◆ **PROVIDED MATERIAL**
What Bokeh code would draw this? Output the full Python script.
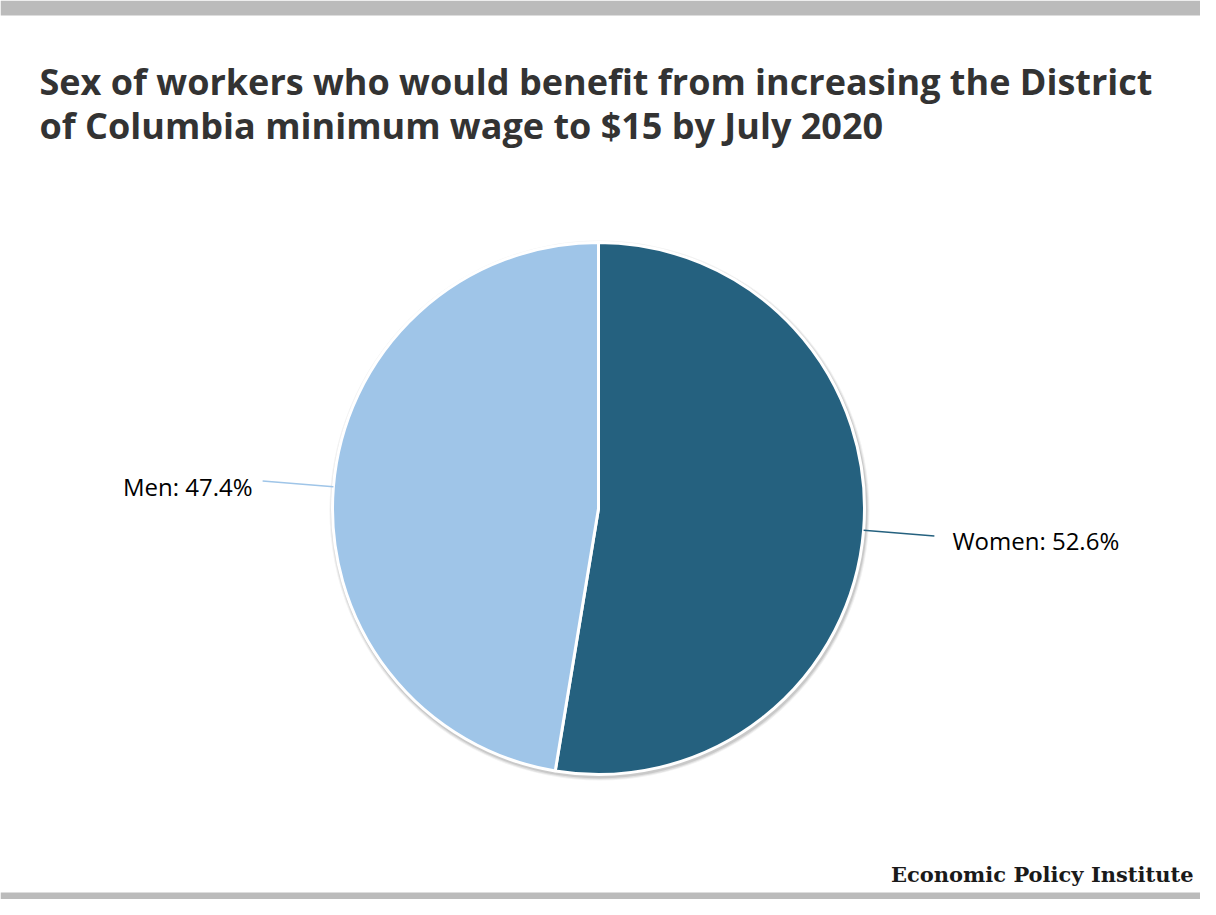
import numpy as np
from bokeh.plotting import figure
from bokeh.models import Range1d, ColumnDataSource
from bokeh.core.properties import value
from bokeh.embed import file_html
from bokeh.resources import INLINE

# ---- data ----
categories = ["Women", "Men"]
shares = [52.6, 47.4]
colors = ["#25617f", "#9fc5e8"]
title_lines = ["Sex of workers who would benefit from increasing the District",
               "of Columbia minimum wage to $15 by July 2020"]
credit = "Economic Policy Institute"

W, H = 1200, 899

def X(rx):
    return rx

def Y(ry):
    return H - ry

p = figure(width=W, height=H, output_backend="svg", toolbar_location=None,
           x_range=Range1d(0, W), y_range=Range1d(0, H), min_border=0,
           background_fill_color="white", border_fill_color="white")
p.axis.visible = False
p.grid.visible = False
p.outline_line_color = None

# gray bars
p.quad(left=[0], right=[W], bottom=[Y(15)], top=[H], color="#bbbbbb", line_color=None)
p.quad(left=[0], right=[W], bottom=[0], top=[7], color="#bbbbbb", line_color=None)

# title
tfont = value("Open Sans")
for ln, base in zip(title_lines, [81, 125]):
    p.text(x=[X(39)], y=[Y(base)], text=[ln], text_font=tfont,
           text_font_style="bold", text_font_size="36px", text_color="#333333",
           text_baseline="alphabetic")

# pie geometry
cx, cy, r = X(598), Y(508), 266
vals = np.array(shares, dtype=float)
frac = vals / vals.sum()
cum = np.concatenate([[0], np.cumsum(frac)])
# clockwise from top
start_cw = np.pi / 2 - cum[:-1] * 2 * np.pi
end_cw = np.pi / 2 - cum[1:] * 2 * np.pi
mid = (start_cw + end_cw) / 2

# shadow
for dr, a in [(4, 0.05), (3, 0.07), (2, 0.10)]:
    p.circle(x=[cx + 1], y=[cy - 2], radius=r + dr, radius_units="screen",
             fill_color="#000000", fill_alpha=a, line_color=None)

src = ColumnDataSource(dict(start=end_cw, end=start_cw, color=colors))
p.wedge(x=cx, y=cy, radius=r, radius_units="screen", start_angle="start",
        end_angle="end", fill_color="color", line_color="white", line_width=3,
        source=src)

# connectors & labels
for i, cat in enumerate(categories):
    a = mid[i]
    x0, y0 = cx + r * np.cos(a), cy + r * np.sin(a)
    x1, y1 = cx + (r + 71) * np.cos(a), cy + (r + 71) * np.sin(a)
    p.line(x=[x0, x1], y=[y0, y1], line_color=colors[i], line_width=1.5)
    right = np.cos(a) > 0
    lx = x1 + 18 if right else x1 - 10
    p.text(x=[lx], y=[y1 - 5], text=[f"{cat}: {shares[i]}%"],
           text_font=value("Open Sans"), text_font_size="24px", text_color="#000000",
           text_align="left" if right else "right", text_baseline="middle")

# credit
p.text(x=[X(1193)], y=[Y(874)], text=[credit], text_font=value("DejaVu Serif"),
       text_font_style="bold", text_font_size="21px", text_color="#1a1a1a",
       text_align="right", text_baseline="alphabetic")

open("out.html", "w").write(file_html(p, INLINE))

◆ **WHAT YOU SHOULD DO**
Leave out the pictures and restate, word for word, the lines from the top of the data through the line containing "source=src)", both included.

◆ **FULL OUTPUT**
What Bokeh code would draw this? Output the full Python script.
import numpy as np
from bokeh.plotting import figure
from bokeh.models import Range1d, ColumnDataSource
from bokeh.core.properties import value
from bokeh.embed import file_html
from bokeh.resources import INLINE

# ---- data ----
categories = ["Women", "Men"]
shares = [52.6, 47.4]
colors = ["#25617f", "#9fc5e8"]
title_lines = ["Sex of workers who would benefit from increasing the District",
               "of Columbia minimum wage to $15 by July 2020"]
credit = "Economic Policy Institute"

W, H = 1200, 899

def X(rx):
    return rx

def Y(ry):
    return H - ry

p = figure(width=W, height=H, output_backend="svg", toolbar_location=None,
           x_range=Range1d(0, W), y_range=Range1d(0, H), min_border=0,
           background_fill_color="white", border_fill_color="white")
p.axis.visible = False
p.grid.visible = False
p.outline_line_color = None

# gray bars
p.quad(left=[0], right=[W], bottom=[Y(15)], top=[H], color="#bbbbbb", line_color=None)
p.quad(left=[0], right=[W], bottom=[0], top=[7], color="#bbbbbb", line_color=None)

# title
tfont = value("Open Sans")
for ln, base in zip(title_lines, [81, 125]):
    p.text(x=[X(39)], y=[Y(base)], text=[ln], text_font=tfont,
           text_font_style="bold", text_font_size="36px", text_color="#333333",
           text_baseline="alphabetic")

# pie geometry
cx, cy, r = X(598), Y(508), 266
vals = np.array(shares, dtype=float)
frac = vals / vals.sum()
cum = np.concatenate([[0], np.cumsum(frac)])
# clockwise from top
start_cw = np.pi / 2 - cum[:-1] * 2 * np.pi
end_cw = np.pi / 2 - cum[1:] * 2 * np.pi
mid = (start_cw + end_cw) / 2

# shadow
for dr, a in [(4, 0.05), (3, 0.07), (2, 0.10)]:
    p.circle(x=[cx + 1], y=[cy - 2], radius=r + dr, radius_units="screen",
             fill_color="#000000", fill_alpha=a, line_color=None)

src = ColumnDataSource(dict(start=end_cw, end=start_cw, color=colors))
p.wedge(x=cx, y=cy, radius=r, radius_units="screen", start_angle="start",
        end_angle="end", fill_color="color", line_color="white", line_width=3,
        source=src)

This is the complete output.